7.22.2010

summer tour - albuquerque


while the band is on tour i thought i would send out a dispatch here and there pertaining to some of the places we are stopping. i was excited about albuquerque because a theater i have some awfully fond memories of, the lobo, was going to be near the venue where we are performing. i thought it would be a great opportunity to stop in and take a look around the place again.


unfortunately, it was not to be. the lobo closed its doors as a movie theater in 2001. it is now a church. a fitting end, i suppose. for me, it was always a church.

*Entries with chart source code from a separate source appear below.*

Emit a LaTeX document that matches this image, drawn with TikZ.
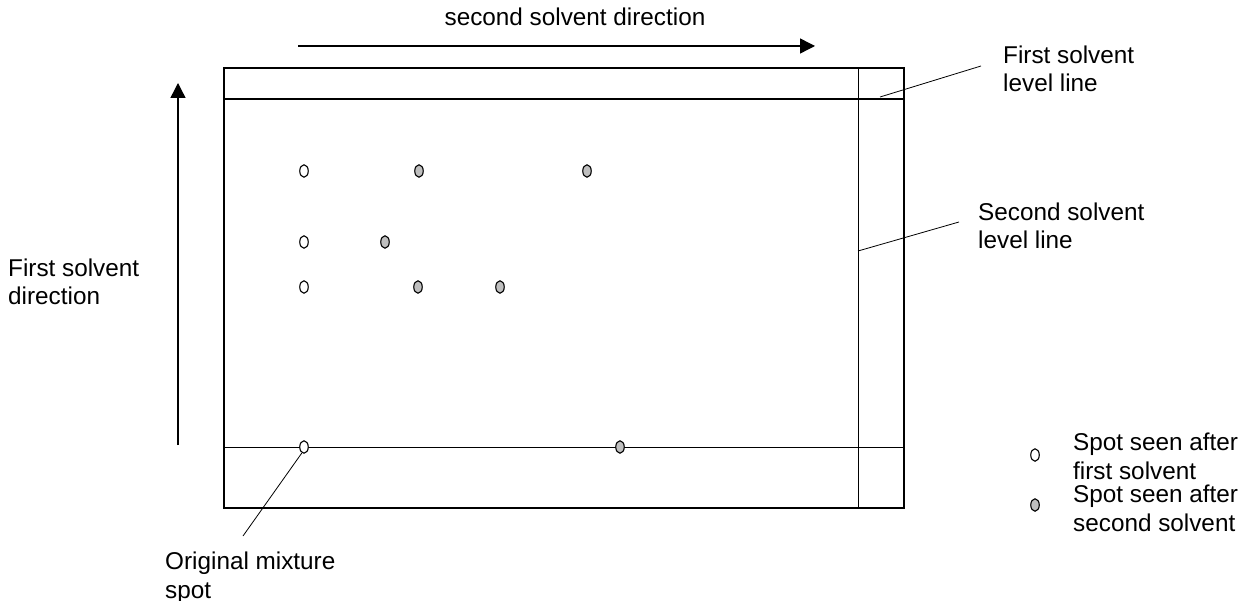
\documentclass[tikz,border=0pt]{standalone}
\usepackage{fontspec}
\setmainfont{Liberation Sans}
\usetikzlibrary{arrows.meta,shapes.geometric}
\begin{document}
\begin{tikzpicture}[x=1pt,y=-1pt,
  lbl/.style={inner sep=0pt,align=left,anchor=base west,font=\fontsize{24.3}{28.5}\selectfont},
  spotw/.style={ellipse,draw,line width=1.1pt,fill=white,minimum width=8.5pt,minimum height=12.5pt,inner sep=0pt},
  spotg/.style={spotw,fill=black!25},
  thin/.style={line width=0.8pt},
  arr/.style={line width=1.4pt,-{Triangle[length=15pt,width=15pt]}}]
\useasboundingbox (0,0) rectangle (1241,601);
% plate
\draw[line width=2.8pt] (224,68) rectangle (904,508);
\draw[line width=2pt] (224,99) -- (904,99);
\draw[thin] (858,68) -- (858,508);
\draw[thin] (224,447) -- (904,447);
% arrows
\coordinate (ta) at (298,46); \coordinate (tb) at (815,46);
\draw[arr] (ta) -- (tb);
\node[lbl,anchor=base] (tt) at (575,26) {second solvent direction};
\coordinate (la) at (178,445); \coordinate (lb) at (178,83);
\draw[arr] (la) -- (lb);
\node[lbl] (lt) at (8,305) {First solvent\\direction};
% spots
\node[spotw] (w1) at (304,171) {};
\node[spotw] (w2) at (304,242) {};
\node[spotw] (w3) at (304,287) {};
\node[spotw] (w0) at (304,447) {};
\node[spotg] (g1) at (419,171) {};
\node[spotg] (g2) at (587,171) {};
\node[spotg] (g3) at (385,242) {};
\node[spotg] (g4) at (418,287) {};
\node[spotg] (g5) at (500,287) {};
\node[spotg] (g6) at (620,447) {};
% labels with leaders
\node[lbl] (fl) at (1003,92) {First solvent\\level line};
\coordinate (fa) at (880,97); \coordinate (fb) at (981,66);
\draw[thin] (fa) -- (fb);
\node[lbl] (sl) at (978,249) {Second solvent\\level line};
\coordinate (sa) at (858,251); \coordinate (sb) at (959,222);
\draw[thin] (sa) -- (sb);
\node[lbl] (om) at (165,598) {Original mixture\\spot};
\coordinate (oa) at (243,536);
\draw[thin] (w0.250) -- (oa);
% legend
\node[spotw] (lw) at (1035,455) {};
\node[spotg] (lg) at (1035,505) {};
\node[lbl] (l1) at (1073,479) {Spot seen after\\first solvent};
\node[lbl] (l2) at (1073,531) {Spot seen after\\second solvent};
\end{tikzpicture}
\end{document}
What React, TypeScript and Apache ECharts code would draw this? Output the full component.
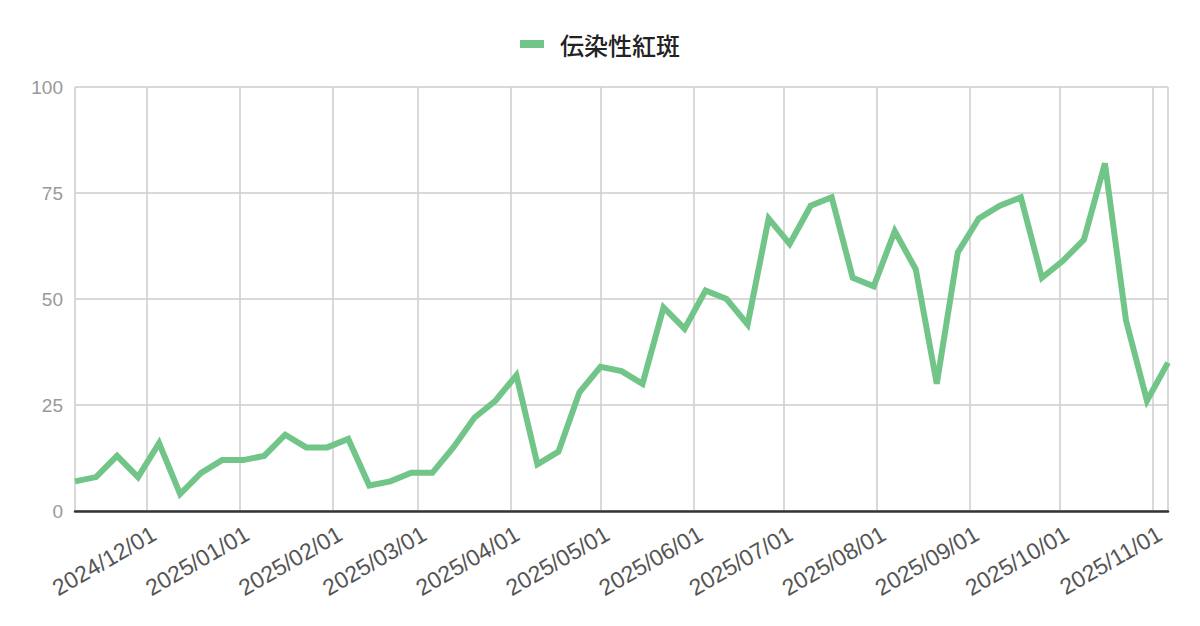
import { useRef, useEffect } from 'react'
import * as echarts from 'echarts'

// 週ごとの報告日
const weeks = [
  '2024-11-07', '2024-11-14', '2024-11-21', '2024-11-28',
  '2024-12-05', '2024-12-12', '2024-12-19', '2024-12-26',
  '2025-01-02', '2025-01-09', '2025-01-16', '2025-01-23', '2025-01-30',
  '2025-02-06', '2025-02-13', '2025-02-20', '2025-02-27',
  '2025-03-06', '2025-03-13', '2025-03-20', '2025-03-27',
  '2025-04-03', '2025-04-10', '2025-04-17', '2025-04-24',
  '2025-05-01', '2025-05-08', '2025-05-15', '2025-05-22', '2025-05-29',
  '2025-06-05', '2025-06-12', '2025-06-19', '2025-06-26',
  '2025-07-03', '2025-07-10', '2025-07-17', '2025-07-24', '2025-07-31',
  '2025-08-07', '2025-08-14', '2025-08-21', '2025-08-28',
  '2025-09-04', '2025-09-11', '2025-09-18', '2025-09-25',
  '2025-10-02', '2025-10-09', '2025-10-16', '2025-10-23', '2025-10-30',
  '2025-11-06',
]

// 伝染性紅斑 報告数
const cases = [
  7, 8, 13, 8,
  16, 4, 9, 12,
  12, 13, 18, 15, 15,
  17, 6, 7, 9,
  9, 15, 22, 26,
  32, 11, 14, 28,
  34, 33, 30, 48, 43,
  52, 50, 44, 69,
  63, 72, 74, 55, 53,
  66, 57, 30, 61,
  69, 72, 74, 55,
  59, 64, 82, 45, 26,
  35,
]

const seriesName = '伝染性紅斑'
const yTicks = [0, 25, 50, 75, 100]

const pad = (n: number) => String(n).padStart(2, '0')

export default function App() {
  const chartRef = useRef<HTMLDivElement>(null)

  useEffect(() => {
    document.body.style.margin = '0'
    if (!chartRef.current) return
    const chart = echarts.init(chartRef.current, undefined, { renderer: 'svg' })

    const option: echarts.EChartsOption = {
      animation: false,
      backgroundColor: '#ffffff',
      textStyle: { fontFamily: '"Liberation Sans", Arial, sans-serif' },
      legend: {
        top: 27,
        left: 'center',
        icon: 'rect',
        itemWidth: 24,
        itemHeight: 8,
        textStyle: {
          color: '#222222',
          fontSize: 24,
          fontWeight: 500,
          fontFamily: '"Noto Sans CJK JP", sans-serif',
          padding: [0, 0, 0, 11],
        },
        data: [seriesName],
      },
      grid: { left: 75, right: 32, top: 87, bottom: 115 },
      xAxis: {
        type: 'time',
        min: 'dataMin',
        max: 'dataMax',
        splitNumber: 12,
        maxInterval: 31 * 86400000,
        minInterval: 28 * 86400000,
        axisLine: { lineStyle: { color: '#333333', width: 2.5 } },
        axisTick: { show: false },
        splitLine: { show: true, lineStyle: { color: '#cccccc', width: 1.5 } },
        axisLabel: {
          rotate: 30,
          color: '#555555',
          fontSize: 23,
          margin: 25,
          padding: [0, -8, 0, 0],
          hideOverlap: false,
          formatter: (v: number) => {
            const d = new Date(v)
            return `${d.getFullYear()}/${pad(d.getMonth() + 1)}/${pad(d.getDate())}`
          },
        },
      },
      yAxis: {
        type: 'value',
        min: yTicks[0],
        max: yTicks[yTicks.length - 1],
        interval: 25,
        axisLine: { show: false },
        axisTick: { show: false },
        splitLine: { lineStyle: { color: '#cccccc', width: 1.5 } },
        axisLabel: { color: '#999999', fontSize: 19, margin: 12 },
      },
      series: [
        {
          name: seriesName,
          type: 'line',
          data: weeks.map((w, i) => [w, cases[i]]),
          showSymbol: false,
          symbol: 'none',
          color: '#72c588',
          lineStyle: { width: 6, color: '#72c588', join: 'miter', miterLimit: 10 },
        },
      ],
    }

    chart.setOption(option)
    return () => chart.dispose()
  }, [])

  return <div ref={chartRef} style={{ width: 1200, height: 626 }} />
}
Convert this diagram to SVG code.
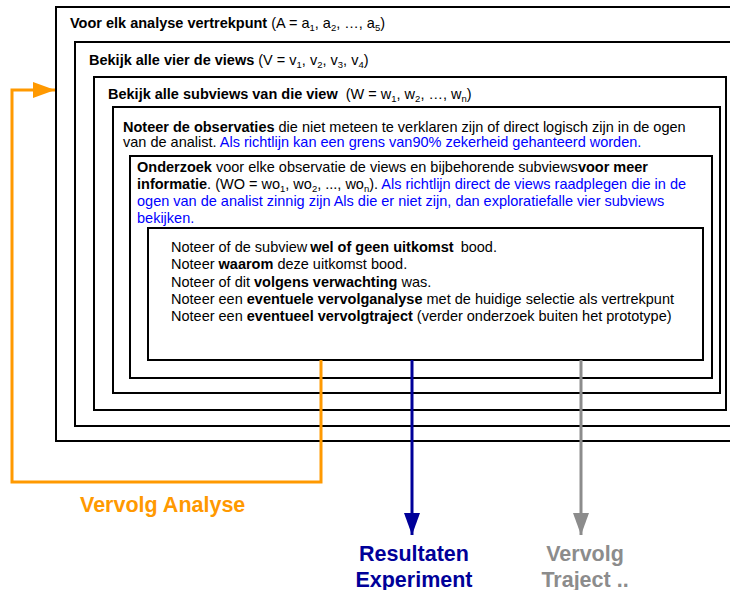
<svg xmlns="http://www.w3.org/2000/svg" width="730" height="590" viewBox="0 0 730 590">
  <style>
    .box { fill: #ffffff; stroke: #000000; stroke-width: 2; }
    .t { font-family: "Liberation Sans", Arial, sans-serif; font-size: 14.5px; fill: #000000; }
    .b { font-weight: bold; }
    .blue { fill: #0000ff; }
    .sub { font-size: 9.5px; }
    .lbl { font-family: "Liberation Sans", Arial, sans-serif; font-size: 21.5px; font-weight: bold; }
    .orange { fill: none; stroke: #ff9900; stroke-width: 3; }
    .navy { fill: none; stroke: #000099; stroke-width: 3; }
    .grey { fill: none; stroke: #8c8c8c; stroke-width: 3; }
  </style>
  <defs>
    <marker id="ahOrange" markerUnits="userSpaceOnUse" markerWidth="24" markerHeight="16" refX="22" refY="8" orient="auto">
      <path d="M0,0 L22,8 L0,16 Z" fill="#ff9900"/>
    </marker>
    <marker id="ahNavy" markerUnits="userSpaceOnUse" markerWidth="24" markerHeight="16" refX="22" refY="8" orient="auto">
      <path d="M0,0 L22,8 L0,16 Z" fill="#000099"/>
    </marker>
    <marker id="ahGrey" markerUnits="userSpaceOnUse" markerWidth="24" markerHeight="16" refX="22" refY="8" orient="auto">
      <path d="M0,0 L22,8 L0,16 Z" fill="#8c8c8c"/>
    </marker>
  </defs>
  <rect width="730" height="590" fill="#ffffff"/>

  <!-- nested loop boxes, outermost first -->
  <g id="vertrekpunt">
    <rect class="box" x="56" y="7" width="700" height="434"/>
    <text class="t" x="70" y="28"><tspan class="b">Voor elk analyse vertrekpunt</tspan> (A = a<tspan class="sub" dy="3">1</tspan><tspan dy="-3">, a</tspan><tspan class="sub" dy="3">2</tspan><tspan dy="-3">, …, a</tspan><tspan class="sub" dy="3">5</tspan><tspan dy="-3">)</tspan></text>
  </g>

  <g id="views">
    <rect class="box" x="75" y="42" width="680" height="384"/>
    <text class="t" x="89" y="65"><tspan class="b">Bekijk alle vier de views</tspan> (V = v<tspan class="sub" dy="3">1</tspan><tspan dy="-3">, v</tspan><tspan class="sub" dy="3">2</tspan><tspan dy="-3">, v</tspan><tspan class="sub" dy="3">3</tspan><tspan dy="-3">, v</tspan><tspan class="sub" dy="3">4</tspan><tspan dy="-3">)</tspan></text>
  </g>

  <g id="subviews">
    <rect class="box" x="94" y="77" width="632" height="333"/>
    <text class="t" x="108" y="99"><tspan class="b">Bekijk alle subviews van die view</tspan><tspan dx="4"> (W = w</tspan><tspan class="sub" dy="3">1</tspan><tspan dy="-3">, w</tspan><tspan class="sub" dy="3">2</tspan><tspan dy="-3">, …, w</tspan><tspan class="sub" dy="3">n</tspan><tspan dy="-3">)</tspan></text>
  </g>

  <g id="observaties">
    <rect class="box" x="113" y="107" width="607" height="286"/>
    <text class="t" x="123" y="132"><tspan class="b">Noteer de observaties</tspan> die niet meteen te verklaren zijn of direct logisch zijn in de ogen</text>
    <text class="t" x="123" y="147">van de analist. <tspan class="blue">Als richtlijn kan een grens van90% zekerheid gehanteerd worden.</tspan></text>
  </g>

  <g id="onderzoek">
    <rect class="box" x="130" y="156" width="582" height="222"/>
    <text class="t" x="137" y="172"><tspan class="b">Onderzoek</tspan> voor elke observatie de views en bijbehorende subviews<tspan class="b">voor meer</tspan></text>
    <text class="t" x="137" y="189"><tspan class="b">informatie</tspan>. (WO = wo<tspan class="sub" dy="3">1</tspan><tspan dy="-3">, wo</tspan><tspan class="sub" dy="3">2</tspan><tspan dy="-3">, ..., wo</tspan><tspan class="sub" dy="3">n</tspan><tspan dy="-3">). </tspan><tspan class="blue">Als richtlijn direct de views raadplegen die in de</tspan></text>
    <text class="t blue" x="137" y="206">ogen van de analist zinnig zijn Als die er niet zijn, dan exploratiefalle vier subviews</text>
    <text class="t blue" x="137" y="223">bekijken.</text>
  </g>

  <g id="uitkomst">
    <rect class="box" x="148" y="228" width="555" height="132"/>
    <text class="t" x="171" y="252">Noteer of de subview<tspan class="b" dx="3">wel of geen uitkomst</tspan><tspan dx="3"> bood.</tspan></text>
    <text class="t" x="171" y="269">Noteer <tspan class="b">waarom</tspan> deze uitkomst bood.</text>
    <text class="t" x="171" y="287">Noteer of dit <tspan class="b">volgens verwachting</tspan> was.</text>
    <text class="t" x="171" y="304">Noteer een <tspan class="b">eventuele vervolganalyse</tspan> met de huidige selectie als vertrekpunt</text>
    <text class="t" x="171" y="321">Noteer een <tspan class="b">eventueel vervolgtraject</tspan> (verder onderzoek buiten het prototype)</text>
  </g>

  <!-- outgoing flows -->
  <g id="connectors">
    <polyline class="orange" points="321,360 321,482 12,482 12,90 55,90" marker-end="url(#ahOrange)"/>
    <line class="navy" x1="412" y1="360" x2="412" y2="535" marker-end="url(#ahNavy)"/>
    <line class="grey" x1="581" y1="360" x2="581" y2="535" marker-end="url(#ahGrey)"/>
  </g>

  <g id="labels">
    <text class="lbl" x="80" y="512" fill="#ff9900">Vervolg Analyse</text>
    <text class="lbl" x="414" y="561" fill="#000099" text-anchor="middle">Resultaten</text>
    <text class="lbl" x="414" y="587" fill="#000099" text-anchor="middle">Experiment</text>
    <text class="lbl" x="585" y="561" fill="#8c8c8c" text-anchor="middle">Vervolg</text>
    <text class="lbl" x="585" y="587" fill="#8c8c8c" text-anchor="middle">Traject ..</text>
  </g>
</svg>
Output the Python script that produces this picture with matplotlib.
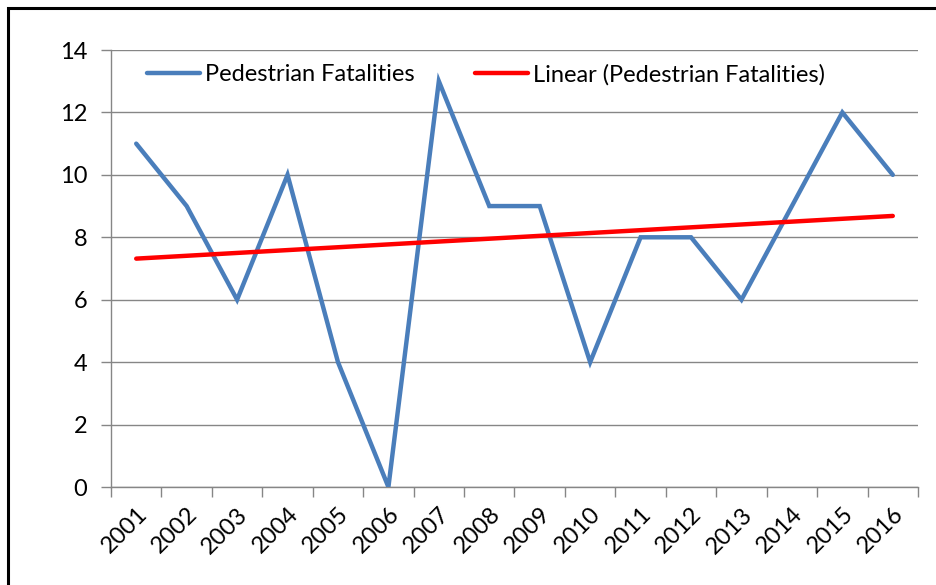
import matplotlib
matplotlib.use("Agg")
import matplotlib.pyplot as plt
import numpy as np

plt.rcParams['font.family'] = ['Lato', 'DejaVu Sans']

years = ['2001', '2002', '2003', '2004', '2005', '2006', '2007', '2008',
         '2009', '2010', '2011', '2012', '2013', '2014', '2015', '2016']
fatalities = [11, 9, 6, 10, 4, 0, 13, 9, 9, 4, 8, 8, 6, 9, 12, 10]

x = np.arange(len(years))
coef = np.polyfit(x, fatalities, 1)
trend = np.polyval(coef, x)

FS = 17

fig = plt.figure(figsize=(9.37, 5.85), dpi=100)
ax = fig.add_axes([111 / 937, 1 - 487 / 585, (918 - 111) / 937, (487 - 50) / 585])

ax.plot(x, fatalities, color='#4A7EBB', lw=3.2, solid_capstyle='round',
        solid_joinstyle='miter', label='Pedestrian Fatalities', zorder=3)
ax.plot(x, trend, color='#FF0000', lw=3.2, solid_capstyle='round',
        label='Linear (Pedestrian Fatalities)', zorder=4)

ax.set_xlim(-0.5, len(years) - 0.5)
ax.set_ylim(0, 14)
ax.set_yticks(np.arange(0, 15, 2))
ax.set_xticks(np.arange(-0.5, len(years), 1), minor=False)
ax.set_xticklabels([''] * (len(years) + 1))
ax.set_xticks(x, minor=True)
ax.set_xticklabels(years, minor=True, rotation=45, ha='right', va='top',
                   rotation_mode='anchor', fontsize=FS)
ax.tick_params(axis='x', which='minor', length=0, pad=12)
ax.tick_params(axis='x', which='major', length=7, color='#868686', width=1)
ax.tick_params(axis='y', length=7, color='#868686', width=1, labelsize=FS, pad=10)

ax.yaxis.grid(True, color='#868686', lw=1)
ax.set_axisbelow(True)
for s in ['top', 'right']:
    ax.spines[s].set_visible(False)
for s in ['left', 'bottom']:
    ax.spines[s].set_color('#868686')
    ax.spines[s].set_linewidth(1)

leg = ax.legend(loc='upper left', bbox_to_anchor=(0.033, 0.99), borderaxespad=0,
                ncol=2, frameon=False, fontsize=FS, handlelength=2.25,
                handletextpad=0.2, columnspacing=2.55)

# outer frame around the chart area
fig.patches.append(plt.Rectangle((8 / 937, -0.1), 1.2, 1 - 8 / 585 + 0.1,
                                 transform=fig.transFigure, fill=False,
                                 edgecolor='black', lw=2.2))

fig.savefig('out.png', dpi=100)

the lobo sat out here in the desert and waited for me for a long time. built in 1939, it is the oldest standing movie theater along the mother road, route 66. many a wandering okie before me must have passed by the old girl as they made their way west. i started making the regular trek back and forth between albuquerque and stillwater, oklahoma a little over a decade ago for work. there wasn't much here for me to do in my down time until i discovered the lobo. it programmed mostly arthouse/classic fare and was just a few blocks away from where i was working at the time. i spent a fair amount of afternoons there, including the first time i was able to see dr. strangelove or: how i learned to stop worrying and love the bomb (1964) on the big screen. it was certainly a sanctuary, if not a true temple. albuquerque was just a big, empty city for me. it really held nothing for me once the job was finished. i was lucky to find one place where i could could ensconce myself in the lovely cold and dark. it was a humble little building, not the best screen nor the best sound system i had ever experienced. it didn't have a marquee as extravagant as you might expect for the oldest theater on route 66. it was friendly, though. it was inviting. it was providing a great service to a city and a student body (it sat right on the edge of the university of new mexico) and did it the way that appeals to me the most - straightforward, no fanfare, with a focus on quality and variety that belied what had to be a modest operating budget. it's certainly a shame that it is gone. fortunately for new mexico cinephiles, the guild is still in operation, but the lobo occupies a place in my heart like only a first love can. maybe one of these days someone will restore to it to its former function/glory. that would be nice. they have plenty of time until my next once-a-decade visit.

talk to you again soon from somewhere west of here.